**Data segment**
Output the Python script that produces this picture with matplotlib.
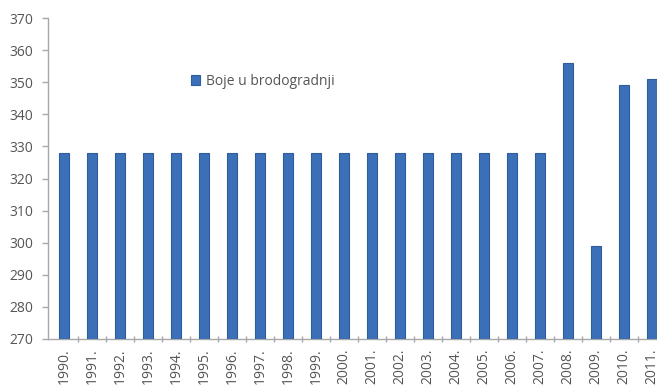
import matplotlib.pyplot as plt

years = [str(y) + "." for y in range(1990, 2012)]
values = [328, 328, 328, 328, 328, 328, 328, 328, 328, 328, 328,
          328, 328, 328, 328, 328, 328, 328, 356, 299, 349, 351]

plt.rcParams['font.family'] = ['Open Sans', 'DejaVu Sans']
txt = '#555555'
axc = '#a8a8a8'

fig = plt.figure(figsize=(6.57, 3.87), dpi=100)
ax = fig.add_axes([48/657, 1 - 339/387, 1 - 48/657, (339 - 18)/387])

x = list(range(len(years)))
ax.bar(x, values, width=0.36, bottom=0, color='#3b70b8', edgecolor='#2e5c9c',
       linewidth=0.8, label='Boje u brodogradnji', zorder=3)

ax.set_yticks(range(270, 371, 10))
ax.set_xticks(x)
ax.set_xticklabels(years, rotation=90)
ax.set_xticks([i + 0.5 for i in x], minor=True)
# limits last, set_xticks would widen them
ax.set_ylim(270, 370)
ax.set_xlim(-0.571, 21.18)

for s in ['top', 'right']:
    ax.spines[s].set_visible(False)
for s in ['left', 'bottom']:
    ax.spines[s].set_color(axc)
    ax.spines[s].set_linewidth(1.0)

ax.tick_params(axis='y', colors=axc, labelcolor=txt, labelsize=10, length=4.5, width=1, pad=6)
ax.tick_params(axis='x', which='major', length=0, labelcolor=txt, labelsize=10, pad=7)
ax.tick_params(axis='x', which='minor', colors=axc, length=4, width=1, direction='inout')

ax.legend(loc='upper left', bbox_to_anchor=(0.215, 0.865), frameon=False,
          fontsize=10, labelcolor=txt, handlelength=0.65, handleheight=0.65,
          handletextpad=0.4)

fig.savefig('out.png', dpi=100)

**The task**
Repeat all of the data above word for word, minus the pictures.

**The response**
Output the Python script that produces this picture with matplotlib.
import matplotlib.pyplot as plt

years = [str(y) + "." for y in range(1990, 2012)]
values = [328, 328, 328, 328, 328, 328, 328, 328, 328, 328, 328,
          328, 328, 328, 328, 328, 328, 328, 356, 299, 349, 351]

plt.rcParams['font.family'] = ['Open Sans', 'DejaVu Sans']
txt = '#555555'
axc = '#a8a8a8'

fig = plt.figure(figsize=(6.57, 3.87), dpi=100)
ax = fig.add_axes([48/657, 1 - 339/387, 1 - 48/657, (339 - 18)/387])

x = list(range(len(years)))
ax.bar(x, values, width=0.36, bottom=0, color='#3b70b8', edgecolor='#2e5c9c',
       linewidth=0.8, label='Boje u brodogradnji', zorder=3)

ax.set_yticks(range(270, 371, 10))
ax.set_xticks(x)
ax.set_xticklabels(years, rotation=90)
ax.set_xticks([i + 0.5 for i in x], minor=True)
# limits last, set_xticks would widen them
ax.set_ylim(270, 370)
ax.set_xlim(-0.571, 21.18)

for s in ['top', 'right']:
    ax.spines[s].set_visible(False)
for s in ['left', 'bottom']:
    ax.spines[s].set_color(axc)
    ax.spines[s].set_linewidth(1.0)

ax.tick_params(axis='y', colors=axc, labelcolor=txt, labelsize=10, length=4.5, width=1, pad=6)
ax.tick_params(axis='x', which='major', length=0, labelcolor=txt, labelsize=10, pad=7)
ax.tick_params(axis='x', which='minor', colors=axc, length=4, width=1, direction='inout')

ax.legend(loc='upper left', bbox_to_anchor=(0.215, 0.865), frameon=False,
          fontsize=10, labelcolor=txt, handlelength=0.65, handleheight=0.65,
          handletextpad=0.4)

fig.savefig('out.png', dpi=100)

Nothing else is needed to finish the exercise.